Stuart Hayward-Higham
by Stuart Hayward-Higham, Chief Technical Development and Innovation Officer | SUEZ recycling and recovery UK

So here we are, nearly at the end of consultations that will set the foundations for the resource and waste sector for up to the next 25 years. From the consistency of household and business collections proposal, which is trying to define what and how materials are harvested, to the extended producer responsibility (EPR) plan that is seeking to build on and substantially improve the current EPR system and change the funding for packaging collections, sorting and recycling from council tax funded to producer funded. Add the deposit return scheme (DRS) consultation trying to influence behaviours and extract more materials for secondary resources and the proposed tax imposed on plastic packaging that does not contain 30% recycled content, which will drive a more powerful pull market for these materials and you can see the scope and scale of ambition for change that we are being offered.

However, behind these headlines rests another level of complexity, not only within the individual documents but also within the inter relationships between them. For instance the local authority (LA) target setting is proposed to be a mechanism of measurement/performance and a potential instigator of payment and thus relates to extended producer responsibility, but you must read the DRS report to account for materials harvested by DRS, that may fall outside the control of LA’s and might impact on the materials collected towards LA targets and therefore potentially contributing to a failure to deliver the targets.

At a higher level this in turn might initiate renewed thinking around the introduction of a tax on residual waste going to energy-from-waste facilities. Getting the targets right – making sure we account for the proposed new definition of recycling at the same time – is vitally important in the consistency of collection proposal but its achievement and ultimate success is embedded in the other three documents as well as other changes proposed to come forward in the months and years ahead.

These changes and a plethora of others are all defined in the resource and waste strategy published in December, including changes to waste descriptions and product labelling.

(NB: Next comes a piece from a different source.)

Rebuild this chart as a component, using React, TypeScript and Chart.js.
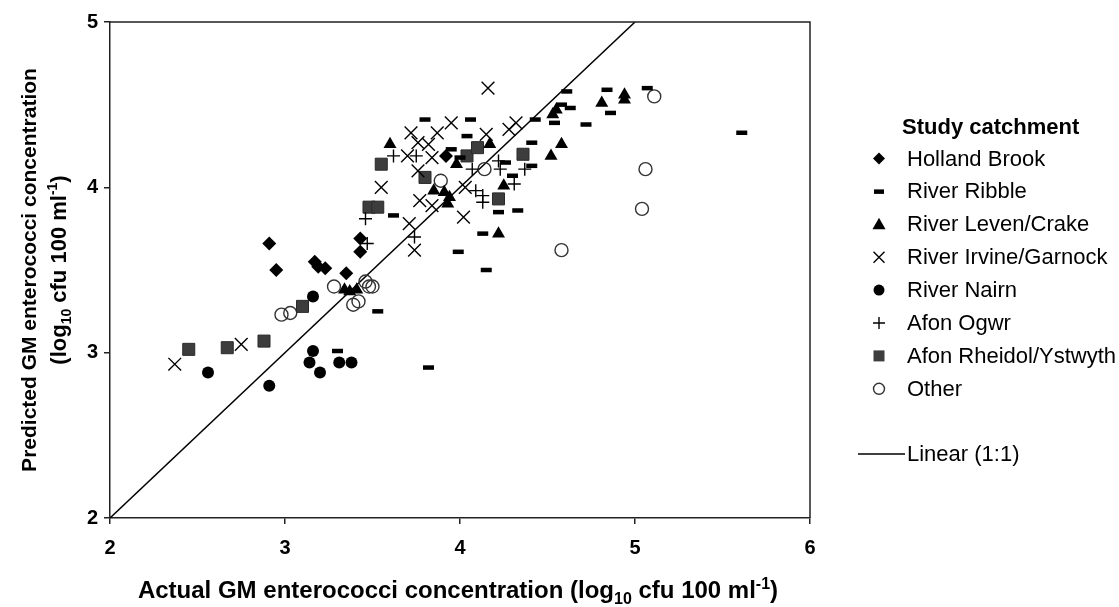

Resource sector activities diagram

When we mapped the sum of the significant changes against our framework of resource sector activities – see illustration above – it became apparent that very little of what we currently do will remain unchanged in a few years’ time. This degree of change, although daunting, is necessary to deliver the UK sustainability and climate change goals and should be welcomed. However, we all have a duty to make sure we have not only read the four consultations individually, but that we have also read the impact assessments and we have spent the time to understand how each document relates with the current systems, with each other and with the other changes proposed later this year and beyond.

It may feel like a heavy burden on top of day jobs that are already busy, but it’s vital we, the sector and value chain, from local authorities to business to producers and the public understand and feed back to Defra on what we like, what we are concerned about and what we don’t like. Providing data and examples to illustrate the points we want to make is essential, as is spending time with different parts of the value chain to understand their opportunities and issues and to reflect on them when we make our own responses.

At SUEZ, we invested significant amount of time, resources and money in 2018 and 2019 in promoting discussion across the value chain and sector. We created multiple opportunities to listen and learn from others and to help formulate our own views and at the same time providing a forum for others to form theirs. Our work with Anthesis, LARAC, Kent County Council and Project Integra in working to develop a free tool to help Local Authorities measure the potential impacts of EPR and DRS on the services they currently operate (the RAWPIC tool) shows our continued efforts to help as many as possible to formulate their ideas and return the most comprehensive and complete set of consultation responses possible. More recently we published a report, entitled Unpackaging extended producer responsibility consultation proposals, which is a follow-up to SUEZ’s Unpackaging extended producer responsibility report, published in September 2018 and which set out 10 principles for the UK to achieve a world-class producer-responsibility regime. We hope this new document spurs more thinking and consideration as it represents a consolidation of all our cross value chain work from last year and this.

Now is not the time to be too busy, now is the time to grab the opportunity by the scruff of the neck and get reading, talking, attending workshops and forming your responses to all of the consultations and the questions contained therein. Give Defra as much opinion and evidence as you can muster and seed their considerations in the expectation that this will deliver the best outcomes and deliver the future success we all want.